Dirjen Pajak Sebut Ada 12 Juta Orang Belum Lakukan Pemadanan NIK

Ketua Umum IKPI Ruston Tambunan bersama Dirjen Pajak, Kementerian Keuangan Suryo Utomo dan Direktur P2 Humas DJP, Dwi Astuti, di sela kegiatan 'Spectaxcular DJP 2023' di Anjungan Sarinah, Thamrin, Jakarta Pusat, Minggu (6/8/2023). (Foto: Departemen Humas IKPI/Bayu Legianto)

IKPI, Jakarta: Direktorat Jenderal Pajak (DJP) Kementerian Keuangan mencatat, jumlah wajib pajak yang belum memadankan Nomor Induk Kependudukan (NIK) sebagai Nomor Pokok Wajib Pajak (NPWP) masih sebanyak 12 juta orang hingga akhir 2023.

Direktur Jenderal Pajak Suryo Utomo mengatakan, total data terbaru wajib pajak yang telah memadankan NIK dan NPWP baru sebanyak 59,88 juta orang, atau setara dengan 82,64% dari jumlah wajib pajak yang ada di sistem DJP sebanyak 72,46 juta.

“Sehingga sekarang masih ada yang belum padan betul-betul 12,5 jutaan,” kata Suryo saat konferensi pers APBN 2023 di kantor pusat Kementerian Keuangan, Jakarta, seperti dikutip dari CNBC Indonesia, Selasa (2/1/2023).

Suryo merincikan, dari total wajib pajak yang telah memadankan NIK dan NPWP itu, 55,92 juta sudah dipadankan melalui sistem DJP, sisanya yang dipadankan sendiri oleh para wajib pajak sebanyak 3,95 juta.

Suryo pun mengimbau kepada masyarakat yang belum memadankan NIK dan NPWP untuk segera melakukannya melalui portal DJP Online, ataupun dapat ke kantor pelayanan pajak secara langsung maupun bisa secara virtual.

“Kami imbau juga ke masyarakat wajib pajak untuk terus yang belum memadankan tolong akses ke portal kami,” tegas Suryo.
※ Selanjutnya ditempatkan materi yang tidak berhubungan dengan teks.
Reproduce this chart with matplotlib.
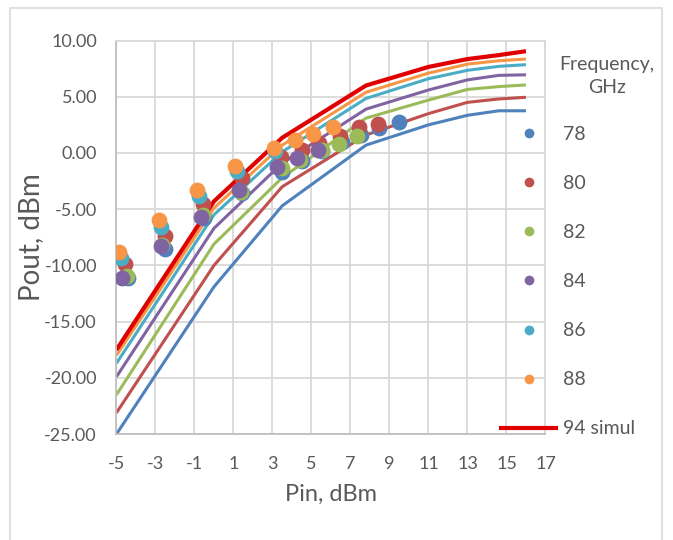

Sebagai informasi, rencananya implementasi penuh NIK sebagai NPWP akan dilaksanakan mulai 1 Januari 2024, namun akhirnya diundur menjadi 1 Juli 2024 karena menyesuaikan implementasi penggunaan sistem Core Tax Administration System (CTAS) DJP.

Jika hingga implementasi pemadanan NIK-NPWP tidak dilakukan, wajib pajak akan menghadapi berbagai konsekuensi, seperti sulit menggunakan layanan perpajakan secara digital hingga potongan pajak penghasilan pasal 21 berpotensi lebih besar, karena wajib pajak yang tidak melakukan pemadaman dianggap belum memiliki NPWP.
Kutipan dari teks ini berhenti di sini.